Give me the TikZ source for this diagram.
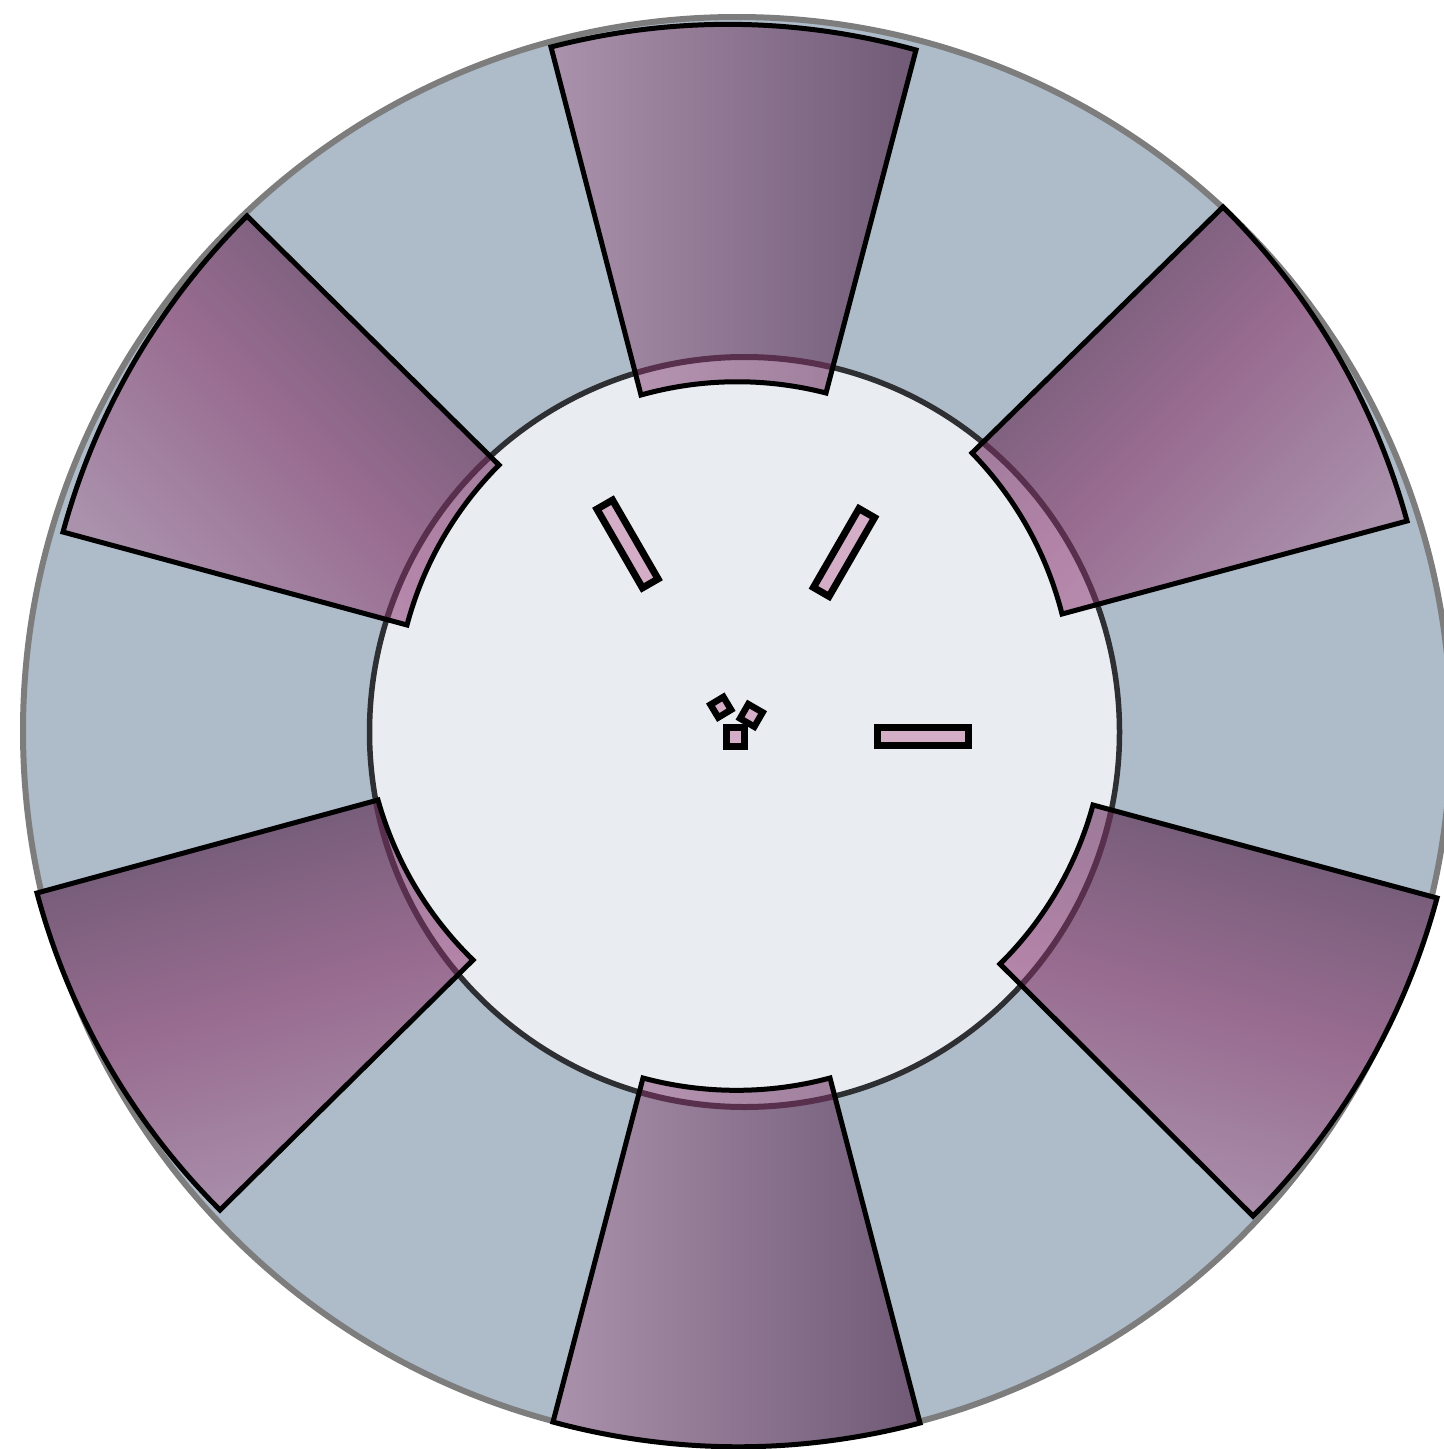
\documentclass[tikz,border=0pt]{standalone}
\usetikzlibrary{calc}
\definecolor{discbg}{RGB}{174,187,200}
\definecolor{innerbg}{RGB}{233,236,240}
\definecolor{rimgray}{RGB}{125,125,125}
\definecolor{innerrim}{RGB}{45,47,50}
\definecolor{plight}{RGB}{170,145,172}
\definecolor{pmid}{RGB}{152,108,144}
\definecolor{pdark}{RGB}{112,90,117}
\definecolor{pband}{RGB}{88,48,78}
\definecolor{povl}{RGB}{232,180,215}
\definecolor{barpink}{RGB}{212,174,198}
\tikzset{
  bar/.style={rectangle, draw=black, fill=barpink, line width=0.07cm,
    minimum width=0.91cm, minimum height=0.18cm, inner sep=0pt},
  tinysq/.style={rectangle, draw=black, fill=barpink, line width=0.065cm,
    minimum size=0.16cm, inner sep=0pt},
  sectorline/.style={draw=black, line width=0.05cm, line join=miter},
  arcin/.style={bend right=15, looseness=0.87},
  arcout/.style={bend left=15, looseness=0.87},
  shA/.style={left color=plight, middle color=pmid, right color=pdark},
  shB/.style={top color=pdark, bottom color=plight, middle color=pmid, shading angle=45},
  shC/.style={top color=pdark, bottom color=plight, middle color=pmid, shading angle=-15},
  shD/.style={top color=pdark, bottom color=plight, middle color=pmid, shading angle=15},
  shE/.style={top color=pdark, bottom color=plight, middle color=pmid, shading angle=-45},
}
\newcommand\sectpath[1]{(#1i1) to[arcin] (#1i2) -- (#1o2) to[arcout] (#1o1) -- cycle}
\begin{document}
\begin{tikzpicture}
\useasboundingbox (0,0) rectangle (14.44,-14.49);
% sector corners
\coordinate (Ti1) at (8.26,-3.93);   \coordinate (Ti2) at (6.41,-3.95);
\coordinate (To2) at (5.51,-0.47);   \coordinate (To1) at (9.16,-0.50);
\coordinate (Ai1) at (10.62,-6.14);  \coordinate (Ai2) at (9.72,-4.53);
\coordinate (Ao2) at (12.23,-2.07);  \coordinate (Ao1) at (14.07,-5.21);
\coordinate (Ci1) at (10.00,-9.64);  \coordinate (Ci2) at (10.93,-8.05);
\coordinate (Co2) at (14.37,-8.98);  \coordinate (Co1) at (12.53,-12.16);
\coordinate (Bi1) at (6.43,-10.78);  \coordinate (Bi2) at (8.30,-10.78);
\coordinate (Bo2) at (9.20,-14.23);  \coordinate (Bo1) at (5.53,-14.22);
\coordinate (Di1) at (3.78,-8.00);   \coordinate (Di2) at (4.73,-9.60);
\coordinate (Do2) at (2.20,-12.10);  \coordinate (Do1) at (0.37,-8.93);
\coordinate (Ei1) at (4.99,-4.65);   \coordinate (Ei2) at (4.07,-6.25);
\coordinate (Eo2) at (0.63,-5.32);   \coordinate (Eo1) at (2.47,-2.16);
% outer disc
\fill[discbg] (7.37,-7.31) circle (7.14);
\draw[rimgray, line width=0.06cm] (7.37,-7.31) circle (7.14);
% inner disc
\fill[innerbg] (7.445,-7.32) circle (3.75);
\draw[innerrim, line width=0.055cm] (7.445,-7.32) circle (3.75);
% sectors
\foreach \n/\s in {T/shA, A/shB, C/shC, B/shA, D/shD, E/shE} {
  \shade[\s] \sectpath{\n};
  \begin{scope}
    \clip \sectpath{\n};
    \fill[povl, opacity=0.33] (7.445,-7.32) circle (3.75);
    \draw[pband, line width=0.06cm] (7.445,-7.32) circle (3.75);
  \end{scope}
  \draw[sectorline] \sectpath{\n};
}
% small bars
\node[bar, rotate=-60] (barL) at (6.275,-5.44) {};
\node[bar, rotate=60] (barR) at (8.44,-5.525) {};
\node[bar] (barH) at (9.23,-7.365) {};
% tiny squares
\node[tinysq, minimum size=0.15cm, rotate=31] (sqA) at (7.208,-7.072) {};
\node[tinysq, minimum size=0.165cm, rotate=-30] (sqB) at (7.513,-7.154) {};
\node[tinysq, minimum size=0.185cm, line width=0.07cm] (sqC) at (7.357,-7.37) {};
\end{tikzpicture}
\end{document}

▶ Set exercise:
Copy the whole listing above word for word but do not carry over the pictures.

▶ Completed task:
Give me the TikZ source for this diagram.
\documentclass[tikz,border=0pt]{standalone}
\usetikzlibrary{calc}
\definecolor{discbg}{RGB}{174,187,200}
\definecolor{innerbg}{RGB}{233,236,240}
\definecolor{rimgray}{RGB}{125,125,125}
\definecolor{innerrim}{RGB}{45,47,50}
\definecolor{plight}{RGB}{170,145,172}
\definecolor{pmid}{RGB}{152,108,144}
\definecolor{pdark}{RGB}{112,90,117}
\definecolor{pband}{RGB}{88,48,78}
\definecolor{povl}{RGB}{232,180,215}
\definecolor{barpink}{RGB}{212,174,198}
\tikzset{
  bar/.style={rectangle, draw=black, fill=barpink, line width=0.07cm,
    minimum width=0.91cm, minimum height=0.18cm, inner sep=0pt},
  tinysq/.style={rectangle, draw=black, fill=barpink, line width=0.065cm,
    minimum size=0.16cm, inner sep=0pt},
  sectorline/.style={draw=black, line width=0.05cm, line join=miter},
  arcin/.style={bend right=15, looseness=0.87},
  arcout/.style={bend left=15, looseness=0.87},
  shA/.style={left color=plight, middle color=pmid, right color=pdark},
  shB/.style={top color=pdark, bottom color=plight, middle color=pmid, shading angle=45},
  shC/.style={top color=pdark, bottom color=plight, middle color=pmid, shading angle=-15},
  shD/.style={top color=pdark, bottom color=plight, middle color=pmid, shading angle=15},
  shE/.style={top color=pdark, bottom color=plight, middle color=pmid, shading angle=-45},
}
\newcommand\sectpath[1]{(#1i1) to[arcin] (#1i2) -- (#1o2) to[arcout] (#1o1) -- cycle}
\begin{document}
\begin{tikzpicture}
\useasboundingbox (0,0) rectangle (14.44,-14.49);
% sector corners
\coordinate (Ti1) at (8.26,-3.93);   \coordinate (Ti2) at (6.41,-3.95);
\coordinate (To2) at (5.51,-0.47);   \coordinate (To1) at (9.16,-0.50);
\coordinate (Ai1) at (10.62,-6.14);  \coordinate (Ai2) at (9.72,-4.53);
\coordinate (Ao2) at (12.23,-2.07);  \coordinate (Ao1) at (14.07,-5.21);
\coordinate (Ci1) at (10.00,-9.64);  \coordinate (Ci2) at (10.93,-8.05);
\coordinate (Co2) at (14.37,-8.98);  \coordinate (Co1) at (12.53,-12.16);
\coordinate (Bi1) at (6.43,-10.78);  \coordinate (Bi2) at (8.30,-10.78);
\coordinate (Bo2) at (9.20,-14.23);  \coordinate (Bo1) at (5.53,-14.22);
\coordinate (Di1) at (3.78,-8.00);   \coordinate (Di2) at (4.73,-9.60);
\coordinate (Do2) at (2.20,-12.10);  \coordinate (Do1) at (0.37,-8.93);
\coordinate (Ei1) at (4.99,-4.65);   \coordinate (Ei2) at (4.07,-6.25);
\coordinate (Eo2) at (0.63,-5.32);   \coordinate (Eo1) at (2.47,-2.16);
% outer disc
\fill[discbg] (7.37,-7.31) circle (7.14);
\draw[rimgray, line width=0.06cm] (7.37,-7.31) circle (7.14);
% inner disc
\fill[innerbg] (7.445,-7.32) circle (3.75);
\draw[innerrim, line width=0.055cm] (7.445,-7.32) circle (3.75);
% sectors
\foreach \n/\s in {T/shA, A/shB, C/shC, B/shA, D/shD, E/shE} {
  \shade[\s] \sectpath{\n};
  \begin{scope}
    \clip \sectpath{\n};
    \fill[povl, opacity=0.33] (7.445,-7.32) circle (3.75);
    \draw[pband, line width=0.06cm] (7.445,-7.32) circle (3.75);
  \end{scope}
  \draw[sectorline] \sectpath{\n};
}
% small bars
\node[bar, rotate=-60] (barL) at (6.275,-5.44) {};
\node[bar, rotate=60] (barR) at (8.44,-5.525) {};
\node[bar] (barH) at (9.23,-7.365) {};
% tiny squares
\node[tinysq, minimum size=0.15cm, rotate=31] (sqA) at (7.208,-7.072) {};
\node[tinysq, minimum size=0.165cm, rotate=-30] (sqB) at (7.513,-7.154) {};
\node[tinysq, minimum size=0.185cm, line width=0.07cm] (sqC) at (7.357,-7.37) {};
\end{tikzpicture}
\end{document}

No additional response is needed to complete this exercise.